The praise team has sung spirituals, and the pastor is wrapping up his lesson. As the Rev. Steve Warman builds toward the climax of his message, he refers to "the word of God" and holds up the text to which he is referring.
But that's no Bible in his hand: It's an iPad.
During Bible study, several people read e-pads and a few look up verses on their smartphones, while others flip through the pages of a bound book.
Not too long ago, the sight of someone using an electronic device during a worship service might lead an observer to assume that person was not fully engaged. But not anymore.
Reading the Bible used to mean reading a book — but increasingly, people are getting the Word on smartphones, iPads and other electronic devices.
So then, what will happen to the printed Bible? The last word has not been written on that, but experts speculate that its unchallenged reign is over.
"The Bible is sort of the flagship of the printed book culture," said Timothy Beal, author of "The Rise and Fall of the Bible" (Mariner). "The printed word is losing its place as the dominant medium for reading."
He pointed to the traditional family Bible — once commonplace in many homes — as evidence of the decline in printed Bibles.
"Most families don't have them anymore," Beal said. "The family Bible as we know it is already a thing of the past in most families. What was once a perfect product during its time has become kind of an artifact."
Hardcover Bibles are no longer always found in hotel rooms worldwide, either.

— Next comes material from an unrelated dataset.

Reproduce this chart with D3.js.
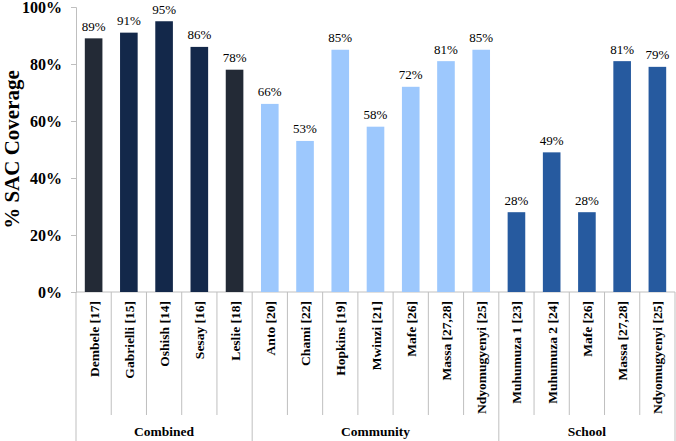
<!DOCTYPE html>
<html><head><meta charset="utf-8">
<script src="https://cdn.jsdelivr.net/npm/d3@7"></script>
<style>body{margin:0;background:#fff}svg{display:block}</style>
</head><body>
<svg id="c" width="676" height="441"></svg>
<script>
const categories = ["Dembele [17]","Gabrielli [15]","Oshish [14]","Sesay [16]","Leslie [18]",
  "Anto [20]","Chami [22]","Hopkins [19]","Mwinzi [21]","Mafe [26]","Massa [27,28]","Ndyomugyenyi [25]",
  "Muhumuza 1 [23]","Muhumuza 2 [24]","Mafe [26]","Massa [27,28]","Ndyomugyenyi [25]"];
const values = [89,91,95,86,78, 66,53,85,58,72,81,85, 28,49,28,81,79];
const groupOf = ["Combined","Combined","Combined","Combined","Combined",
  "Community","Community","Community","Community","Community","Community","Community",
  "School","School","School","School","School"];
const groups = ["Combined","Community","School"];
const barColors = ["#232a36","#13284a","#13284a","#13284a","#232a36",
  "#9dc8fd","#9dc8fd","#9dc8fd","#9dc8fd","#9dc8fd","#9dc8fd","#9dc8fd",
  "#265a9f","#265a9f","#265a9f","#265a9f","#265a9f"];
const yTicks = [0,20,40,60,80,100];

const svg = d3.select("#c");
const x0 = 76, x1 = 675, yTop = 7, yBot = 292;
const x = d3.scaleBand().domain(d3.range(categories.length)).range([x0, x1]).paddingInner(0.5).paddingOuter(0.25);
const y = d3.scaleLinear().domain([0,100]).range([yBot, yTop]);
const serif = "Liberation Serif, Times New Roman, serif";
const gray = "#bfbfbf";

// y axis
const yAxis = d3.axisLeft(y).tickValues(yTicks).tickFormat(d => d + "%").tickSize(5).tickPadding(9);
const ga = svg.append("g").attr("transform", `translate(${x0},0)`).call(yAxis);
ga.attr("font-family", serif);
ga.select(".domain").attr("stroke", gray);
ga.selectAll(".tick line").attr("stroke", gray);
ga.selectAll(".tick text").attr("font-family", serif).attr("font-weight", "bold").attr("font-size", 16).attr("fill", "#000");

svg.append("text").attr("transform", `translate(19,${(yTop+yBot)/2}) rotate(-90)`)
  .attr("text-anchor","middle").attr("font-family", serif).attr("font-weight","bold")
  .attr("font-size", 21).text("% SAC Coverage");

// baseline
svg.append("line").attr("x1", x0).attr("x2", x1).attr("y1", yBot).attr("y2", yBot).attr("stroke", gray);

// bars
svg.selectAll("rect.bar").data(values).enter().append("rect")
  .attr("x", (d,i) => x(i)).attr("width", x.bandwidth())
  .attr("y", d => y(d)).attr("height", d => yBot - y(d))
  .attr("fill", (d,i) => barColors[i]);

svg.selectAll("text.val").data(values).enter().append("text")
  .attr("x", (d,i) => x(i) + x.bandwidth()/2).attr("y", d => y(d) - 7.5)
  .attr("text-anchor","middle").attr("font-family", serif).attr("font-size", 13)
  .text(d => d + "%");

// category separators
const bounds = d3.range(categories.length + 1).map(i => x0 + i * (x1 - x0) / categories.length);
bounds.forEach((bx, i) => {
  const isGroup = i === 0 || i === categories.length || groupOf[i] !== groupOf[i-1];
  svg.append("line").attr("x1", bx).attr("x2", bx).attr("y1", yBot).attr("y2", isGroup ? 441 : 415)
    .attr("stroke", gray);
});

// category labels
svg.selectAll("text.cat").data(categories).enter().append("text")
  .attr("transform", (d,i) => `translate(${x(i) + x.bandwidth()/2 + 5},${yBot + 9}) rotate(-90)`)
  .attr("text-anchor","end").attr("font-family", serif).attr("font-weight","bold").attr("font-size", 13.5)
  .text(d => d);

// group labels
groups.forEach(g => {
  const idx = d3.range(categories.length).filter(i => groupOf[i] === g);
  const a = bounds[idx[0]], b = bounds[idx[idx.length-1] + 1];
  svg.append("text").attr("x", (a+b)/2).attr("y", 436).attr("text-anchor","middle")
    .attr("font-family", serif).attr("font-weight","bold").attr("font-size", 13.5).text(g);
});
</script>
</body></html>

Last month, a hotel in Newcastle, England, replaced the hardcover Bibles in all 148 guest rooms with Amazon Kindles, preloaded with Bibles. It's exploring doing the same in all 44 hotels the InterContinental Hotels Group owns worldwide.

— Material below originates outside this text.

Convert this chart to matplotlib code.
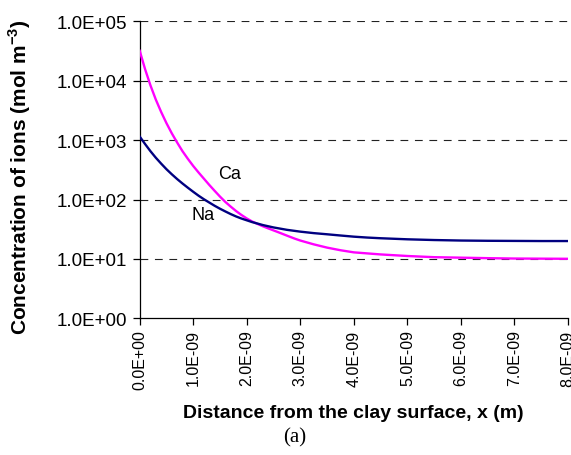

Another hotel — the Damson Dene, in England's Lake District — replaced Bibles on nightstands with the popular novel "Fifty Shades of Grey."
The Rev. Michael Nabors, pastor of New Calvary Baptist Church in Detroit, has at least 20 hardcover Bibles in the office of his eastside church. He recently began using an iPad during Bible study, but sticks to a hardcover version in the pulpit. He doesn't think many of his older members would appreciate him using his iPad.
"What if he's up there preaching and the battery dies or something like that?" posed Isabella Howard, 62, of Detroit, a longtime member. "I hope he has a real Bible next to him, so he can look up what he needs to look up."
Howard said she wouldn't trade her hardbound Bible for any e-version.
"I feel closer to God with this," she said referring to her Bible. "I don't have to plug up anything. All I have to do is open it up and read it."
For others, there are more liturgical reasons to shun e-Bibles during worship.
For example, a representative of the Catholic Archdiocese of Detroit said it would be impractical for a priest to use an e-reader during mass because the Holy Book is held high, carried down the aisle and placed for display on the altar as part of the opening of the service.
For some occasions, the book is perfumed with incense. (Although the book is viewed as a Bible by many Catholics, it is actually called the Book of Gospels.)
"It would be really strange to process an iPad down the aisle and place it on the altar," said Dan McAfee, director of Christian Worship for the archdiocese. "E-Bibles are great for personal study, but they can't be used for liturgical books. The Bible is a sacred book — a one of a kind — not just a file among many files in an iPad."
Bible publishers guard sales figures closely, but America's largest Bible publisher, Grand Rapids-based Zondervan, said sales have been good and growing. The company produces electronic Bible versions, too.
"Today, every time we release a print volume, we release a digital version," said Chip Brown, a senior vice president and publisher.
Zondervan offers about 800 different Bibles for adults and children. Additionally, it offers approximately 80 e-Bibles, according to Zondervan spokeswoman Tara Powers.
During the last 12 months, sales of digital Bible products increased four times over the previous 12 months, Powers said.
Brown said e-Bibles are not a threat to the printed volumes.
"Just as TV came along and didn't' kill film or radio, I don't see digital versions killing the bound volumes," he said. "This is just a different way people are engaging (with) the Bible."
In a sense, e-formats have made the Bible more accessible to more people, Brown said.
"Today, there are two things you don't leave home without," he said. "One is your car keys. And now, no one leaves home without a phone or some kind of digital device. So we will quickly get to the point where everybody has their Bible with them at all times."
Some e-versions of the Bible offer opportunities to explore the book in ways printed versions cannot. For example, many e-versions have maps that pop up to show the area written about; some allow readers to compare translations side-by-side, and some offer audio and video renderings of Scripture.
Warman, pastor at Apostolic Church for 18 years, said he began using an iPad in the pulpit about two years ago for practical reasons. His sermons and lessons are written on his iPad. He contends e-devices do not distract from the message.
"My wife and I have been married 20 years," Warman said. "She might enjoy a card that says, 'I love you.' She would also enjoy a text, an e-mail or a phone call. The message is the same no matter how it is delivered.
"The Bible is really God saying, 'I love you,'" he added. "However it comes, we get the message."